Because thirst traps don’t post themselves, sweetie.

Hot Boy Summer is upon us, and if you’re not already preparing like it’s your gay Super Bowl, what are you even doing? Whether you’re heading to Fire Island, flexing at the gym for very non-thirsty reasons, or just planning to make the most of your hometown homo safari, it’s time to get yourself in maximum slay mode.

Here are six fabulous, foolproof, and flaming hot tips to make sure you’re serving main character energy all summer long. Let’s get prepped, polished, and ready to pop off like a sweaty jockstrap on the dance floor.

 

1. Hydrate Like You’re a Desert Thirst Trap

Before you oil yourself up and throw on your shortest shorts, let’s get something straight (LOL, again — never): dehydration is not hot. Water is your bestie. Like, I-would-die-for-you level bestie.

Want that glowing, tight, “I drink green juice and never stress” skin? Drink water. Want your sweat to smell less like tequila regret? Drink water. Want to avoid passing out mid-twerk at a pool party? DRINK. WATER.

Also, coconut water counts. White Claw does not.

2. Trim, Pluck, and Prune (But Don’t Overdo It)

Hot Boy Summer is about embracing your best self — not turning yourself into a smooth wax figure with anxiety. That said, a lil’ grooming goes a long way. Hit those brows with a tweezer. Clean up the neckbeard. Give your pubes a flattering fade. Maybe even go wild and moisturize. 😱

Body hair is hot. Smooth skin is hot. Confidence is hotter. Pick your vibe and commit.

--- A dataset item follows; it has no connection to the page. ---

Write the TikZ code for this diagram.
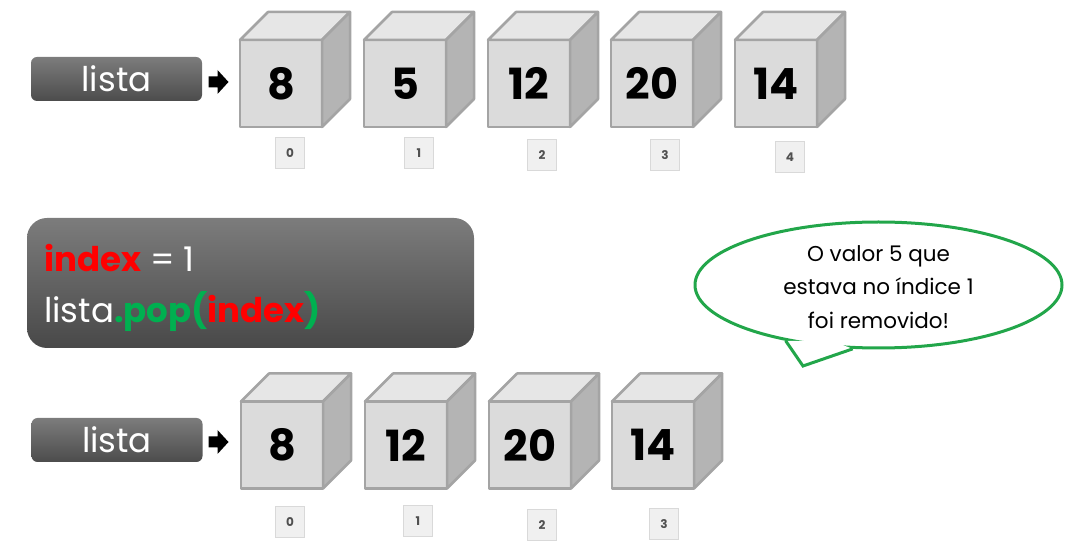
\documentclass[tikz,border=0pt]{standalone}
\usepackage{fontspec}
\setmainfont{Poppins}
\usetikzlibrary{shapes.geometric,calc}
\definecolor{cubefront}{HTML}{DBDBDB}
\definecolor{cubetop}{HTML}{E6E6E6}
\definecolor{cubeside}{HTML}{B4B4B4}
\definecolor{cubeedge}{HTML}{A4A4A4}
\definecolor{idxfill}{HTML}{F0F0F0}
\definecolor{idxedge}{HTML}{D9D9D9}
\definecolor{idxtext}{HTML}{505050}
\definecolor{boxtop}{HTML}{7C7C7C}
\definecolor{boxbot}{HTML}{4C4C4C}
\definecolor{codered}{HTML}{FF0000}
\definecolor{codegreen}{HTML}{00B050}
\definecolor{calloutgreen}{HTML}{22A64A}
\tikzset{
  listabox/.style={rounded corners=6pt, top color=boxtop, bottom color=boxbot, draw=none,
    minimum width=171pt, minimum height=44pt, inner sep=0pt, text=white,
    font=\fontsize{34}{34}\selectfont},
  blockarrow/.style={fill=black, draw=none},
  cubeface/.style={draw=cubeedge, fill=cubefront, line width=2.5pt, line join=round, outer sep=0pt,
    minimum width=82pt, minimum height=87pt, inner sep=0pt, font=\bfseries\fontsize{43}{43}\selectfont},
  cubepart/.style={draw=cubeedge, line width=2.5pt, line join=round},
  idxbox/.style={draw=idxedge, fill=idxfill, line width=0.8pt, minimum width=29pt, minimum height=31pt,
    inner sep=0pt, text=idxtext, font=\bfseries\fontsize{12}{12}\selectfont},
  codebox/.style={rounded corners=20pt, top color=boxtop, bottom color=boxbot!95!black, draw=none,
    minimum width=447pt, minimum height=130pt},
  codetext/.style={anchor=base west, inner sep=0pt, text=white, font=\fontsize{34}{34}\selectfont},
  callout/.style={ellipse, draw=calloutgreen, line width=3pt, minimum width=367pt, minimum height=126pt, inner sep=0pt},
  callouttext/.style={align=center, font=\fontsize{21.5}{33.5}\selectfont, text=black}
}
\newcommand{\blockarrowat}[1]{%
  \fill[blockarrow] ($(#1)+(-10,-5.5)$) -- ($(#1)+(-1,-5.5)$) -- ($(#1)+(-1,-12)$) -- ($(#1)+(10,0)$)
    -- ($(#1)+(-1,12)$) -- ($(#1)+(-1,5.5)$) -- ($(#1)+(-10,5.5)$) -- cycle;}
\begin{document}
\begin{tikzpicture}[x=1pt,y=-1pt]
\useasboundingbox (0,0) rectangle (1072,553);

% top row
\node[listabox] (listaA) at (116.5,79) {lista};
\coordinate (arrA) at (218.5,82);
\blockarrowat{arrA}
\foreach \cx/\v/\ix/\iy/\i in {281/8/290/153/0, 405/5/419/153/1, 529/12/542/155/2, 652/20/665/155/3, 776/14/790/157/4}{
  \node[cubeface] (ca\i) at (\cx,83.5) {\v};
  \draw[cubepart, fill=cubetop] (ca\i.north west) -- ++(28,-28) -- ++(82,0) -- (ca\i.north east) -- cycle;
  \draw[cubepart, fill=cubeside] (ca\i.north east) -- ++(28,-28) -- ++(0,87) -- (ca\i.south east) -- cycle;
  \node[idxbox] (ia\i) at (\ix,\iy) {\i};
}

% code box
\node[codebox] (code) at (250.5,283) {};
\node[codetext] (line1) at (44,272) {\textcolor{codered}{\bfseries index} = 1};
\node[codetext] (line2) at (44,323) {lista\textcolor{codegreen}{\bfseries .pop(}\textcolor{codered}{\bfseries index}\textcolor{codegreen}{\bfseries )}};

% callout
\node[callout] (bubble) at (878.5,285) {};
\coordinate (tip) at (803,366);
\fill[white] (bubble.211) -- (tip) -- (bubble.248) -- ($(bubble.center)!0.9!(bubble.230)$) -- cycle;
\draw[calloutgreen, line width=3pt, line join=miter] (bubble.211) -- (tip) -- (bubble.248);
\node[callouttext] (btext) at (878.5,287) {O valor 5 que\\estava no índice 1\\foi removido!};

% bottom row
\node[listabox] (listaB) at (117,440) {lista};
\coordinate (arrB) at (218.5,442);
\blockarrowat{arrB}
\foreach \cx/\v/\ix/\iy/\i in {282/8/290/522/0, 406/12/418/521/1, 530/20/542/525/2, 653/14/664/524/3}{
  \node[cubeface] (cb\i) at (\cx,445) {\v};
  \draw[cubepart, fill=cubetop] (cb\i.north west) -- ++(28,-28) -- ++(82,0) -- (cb\i.north east) -- cycle;
  \draw[cubepart, fill=cubeside] (cb\i.north east) -- ++(28,-28) -- ++(0,87) -- (cb\i.south east) -- cycle;
  \node[idxbox] (ib\i) at (\ix,\iy) {\i};
}
\end{tikzpicture}
\end{document}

3. Get That Body Moving, Hunny

No, you don’t need a six-pack. But you do need some serotonin and a little endorphin sparkle. Whether you’re power-walking in your cutest tank or voguing alone in your room to Beyoncé’s Renaissance (again), move that body.

Not for a number on a scale — for the main character montage moment you deserve.

4. Refresh That Underwear Drawer, Baby

Nothing says “Hot Boy Summer is here” like slipping into a fresh, sexy pair of undies that make your cheeks pop and your bulge say hello, boys. Lucky for you, our new drops at Andrew Christian were literally designed for moments like this.

Mesh? Check. Bright colors? Check. Pouches that practically cuddle your package? CHECK.

Go ahead and toss out the crusty pairs. We won’t judge… but we will suggest a Deep-V thong in exchange.

5. Practice Your Flirt Game (IRL!)

Enough with the awkward emoji-only convos on dating apps. It’s time to flirt like the unapologetically queer peacock you are. Compliment that hot guy at the gym. Flash a smile at the bar. Say “hey” like you mean it.

Confidence is currency during Hot Boy Summer — and guess what? You’re RICH, baby.